**Task brief**
Extract, in full, the lines below, beginning at the first and ending with the line that contains "diagnosis per case.". Pictures do not belong in the copy.

**Supplied information**
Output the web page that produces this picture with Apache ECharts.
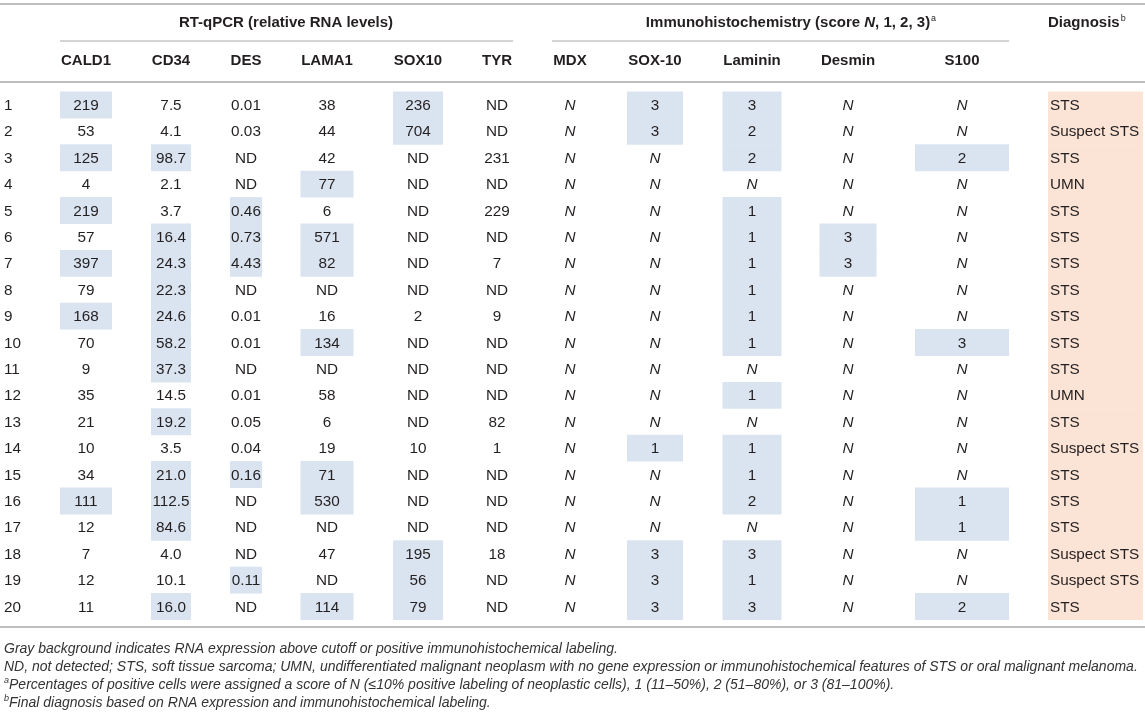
<!DOCTYPE html>
<html>
<head>
<meta charset="utf-8">
<title>RT-qPCR and immunohistochemistry table</title>
<script src="https://cdn.jsdelivr.net/npm/echarts@6/dist/echarts.min.js"></script>
<style>
  html, body { margin: 0; padding: 0; background: #fff; }
  #chart { width: 1145px; height: 717px; }
</style>
</head>
<body>
<div id="chart"></div>
<script>
// Case table: RNA levels, IHC scores and final diagnosis per case.

const cases   = ['1','2','3','4','5','6','7','8','9','10','11','12','13','14','15','16','17','18','19','20'];
const cald1   = ['219','53','125','4','219','57','397','79','168','70','9','35','21','10','34','111','12','7','12','11'];
const cd34    = ['7.5','4.1','98.7','2.1','3.7','16.4','24.3','22.3','24.6','58.2','37.3','14.5','19.2','3.5','21.0','112.5','84.6','4.0','10.1','16.0'];
const des     = ['0.01','0.03','ND','ND','0.46','0.73','4.43','ND','0.01','0.01','ND','0.01','0.05','0.04','0.16','ND','ND','ND','0.11','ND'];
const lama1   = ['38','44','42','77','6','571','82','ND','16','134','ND','58','6','19','71','530','ND','47','ND','114'];
const sox10   = ['236','704','ND','ND','ND','ND','ND','ND','2','ND','ND','ND','ND','10','ND','ND','ND','195','56','79'];
const tyr     = ['ND','ND','231','ND','229','ND','7','ND','9','ND','ND','ND','82','1','ND','ND','ND','18','ND','ND'];
const mdx     = ['N','N','N','N','N','N','N','N','N','N','N','N','N','N','N','N','N','N','N','N'];
const ihcSox  = ['3','3','N','N','N','N','N','N','N','N','N','N','N','1','N','N','N','3','3','3'];
const laminin = ['3','2','2','N','1','1','1','1','1','1','N','1','N','1','1','2','N','3','1','3'];
const desmin  = ['N','N','N','N','N','3','3','N','N','N','N','N','N','N','N','N','N','N','N','N'];
const s100    = ['N','N','2','N','N','N','N','N','N','3','N','N','N','N','N','1','1','N','N','2'];
const diagnosis = ['STS','Suspect STS','STS','UMN','STS','STS','STS','STS','STS','STS','STS','UMN','STS','Suspect STS','STS','STS','STS','Suspect STS','Suspect STS','STS'];

// cases with shaded (positive) cells, per column
const hiCald1   = [1, 3, 5, 7, 9, 16];
const hiCd34    = [3, 6, 7, 8, 9, 10, 11, 13, 15, 16, 17, 20];
const hiDes     = [5, 6, 7, 15, 19];
const hiLama1   = [4, 6, 7, 10, 15, 16, 20];
const hiSox10   = [1, 2, 18, 19, 20];
const hiIhcSox  = [1, 2, 14, 18, 19, 20];
const hiLaminin = [1, 2, 3, 5, 6, 7, 8, 9, 10, 12, 14, 15, 16, 18, 19, 20];
const hiDesmin  = [6, 7];
const hiS100    = [3, 10, 16, 17, 20];

const headers = ['', 'CALD1', 'CD34', 'DES', 'LAMA1', 'SOX10', 'TYR', 'MDX', 'SOX-10', 'Laminin', 'Desmin', 'S100', ''];

const columns = [
    { values: cases, hi: [] },
    { values: cald1, hi: hiCald1 },
    { values: cd34, hi: hiCd34 },
    { values: des, hi: hiDes },
    { values: lama1, hi: hiLama1 },
    { values: sox10, hi: hiSox10 },
    { values: tyr, hi: [] },
    { values: mdx, hi: [] },
    { values: ihcSox, hi: hiIhcSox },
    { values: laminin, hi: hiLaminin },
    { values: desmin, hi: hiDesmin },
    { values: s100, hi: hiS100 },
    { values: diagnosis, hi: cases.map(Number) }
];

// layout (pixels along the x value axis)
const colX = [4, 86, 171, 246, 327, 418, 497, 570, 655, 752, 848, 962, 1050];
const boxW = [0, 52, 40, 32, 53, 50, 40, 40, 56, 59, 57, 94, 95];
const leftAligned = [0, 12];
const ihcCols = [7, 8, 9, 10, 11];

const FONT = '"Liberation Sans", Arial, Helvetica, sans-serif';
const TEXT = '#231f20';
const RULE = '#a9a9a9';
const BLUE = '#dae4f0';
const PEACH = '#fbe4d6';

const dom = document.getElementById('chart');
const chart = echarts.init(dom, null, { renderer: 'canvas' });

const cellData = [];
columns.forEach((col, c) => col.values.forEach((v, r) => cellData.push([c, r])));

function renderCell(params, api) {
    const c = api.value(0);
    const r = api.value(1);
    const col = columns[c];
    const text = col.values[r];
    const p = api.coord([colX[c], r]);
    const h = api.size([0, 1])[1];
    const left = leftAligned.indexOf(c) >= 0;
    const children = [];
    if (col.hi.indexOf(r + 1) >= 0) {
        const x0 = left ? p[0] - 2 : p[0] - boxW[c] / 2;
        children.push({
            type: 'rect',
            shape: { x: x0, y: p[1] - h / 2, width: boxW[c], height: h + 0.5 },
            style: { fill: c === 12 ? PEACH : BLUE }
        });
    }
    const italic = ihcCols.indexOf(c) >= 0 && text === 'N';
    children.push({
        type: 'text',
        x: p[0],
        y: p[1] + 1,
        style: {
            text: text,
            fill: TEXT,
            fontFamily: FONT,
            fontSize: 15.3,
            fontStyle: italic ? 'italic' : 'normal',
            align: left ? 'left' : 'center',
            verticalAlign: 'middle'
        }
    });
    return { type: 'group', children: children };
}

function hLine(x1, x2, y, w) {
    return { type: 'line', silent: true, shape: { x1: x1, y1: y, x2: x2, y2: y },
             style: { stroke: RULE, lineWidth: w || 1 } };
}

function txt(x, y, text, rich, align) {
    return { type: 'text', silent: true, x: x, y: y,
             style: { text: text, rich: rich, align: align || 'left', verticalAlign: 'middle',
                      fill: TEXT, fontFamily: FONT, fontSize: 15 } };
}

const headRich = {
    b:   { fontFamily: FONT, fontSize: 15, fontWeight: 'bold', fill: TEXT, lineHeight: 18 },
    bi:  { fontFamily: FONT, fontSize: 15, fontWeight: 'bold', fontStyle: 'italic', fill: TEXT, lineHeight: 18 },
    sup: { fontFamily: FONT, fontSize: 9, fill: TEXT, lineHeight: 18, verticalAlign: 'top', padding: [0, 0, 0, 1] }
};
const noteRich = {
    t:   { fontFamily: FONT, fontSize: 14, fontStyle: 'italic', fill: '#333', lineHeight: 18 },
    sup: { fontFamily: FONT, fontSize: 9, fontStyle: 'italic', fill: '#333', lineHeight: 18, verticalAlign: 'top' }
};

const graphics = [
    hLine(0, 1145, 4, 1.5),
    hLine(60, 513, 41),
    hLine(552, 1009, 41),
    hLine(0, 1145, 82, 1.5),
    hLine(0, 1145, 627, 1.5),
    txt(286, 23, '{b|RT-qPCR (relative RNA levels)}', headRich, 'center'),
    txt(791, 23, '{b|Immunohistochemistry (score }{bi|N}{b|, 1, 2, 3)}{sup|a}', headRich, 'center'),
    txt(1048, 23, '{b|Diagnosis}{sup|b}', headRich, 'left'),
    txt(4, 649, '{t|Gray background indicates RNA expression above cutoff or positive immunohistochemical labeling.}', noteRich),
    txt(4, 667, '{t|ND, not detected; STS, soft tissue sarcoma; UMN, undifferentiated malignant neoplasm with no gene expression or immunohistochemical features of STS or oral malignant melanoma.}', noteRich),
    txt(4, 685, '{sup|a}{t|Percentages of positive cells were assigned a score of N (≤10% positive labeling of neoplastic cells), 1 (11–50%), 2 (51–80%), or 3 (81–100%).}', noteRich),
    txt(4, 703, '{sup|b}{t|Final diagnosis based on RNA expression and immunohistochemical labeling.}', noteRich)
];
headers.forEach((hd, i) => {
    if (hd) graphics.push(txt(colX[i], 61, '{b|' + hd + '}', headRich, 'center'));
});

chart.setOption({
    animation: false,
    grid: { left: 0, right: 0, top: 91.5, height: 528 },
    xAxis: { type: 'value', min: 0, max: 1145, show: false },
    yAxis: { type: 'category', data: cases, inverse: true, show: false },
    graphic: graphics,
    series: [{
        type: 'custom',
        renderItem: renderCell,
        data: cellData,
        encode: { x: 0, y: 1 },
        silent: true
    }]
});

window.addEventListener('resize', () => chart.resize());
</script>
</body>
</html>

**Right answer**
Output the web page that produces this picture with Apache ECharts.
<!DOCTYPE html>
<html>
<head>
<meta charset="utf-8">
<title>RT-qPCR and immunohistochemistry table</title>
<script src="https://cdn.jsdelivr.net/npm/echarts@6/dist/echarts.min.js"></script>
<style>
  html, body { margin: 0; padding: 0; background: #fff; }
  #chart { width: 1145px; height: 717px; }
</style>
</head>
<body>
<div id="chart"></div>
<script>
// Case table: RNA levels, IHC scores and final diagnosis per case.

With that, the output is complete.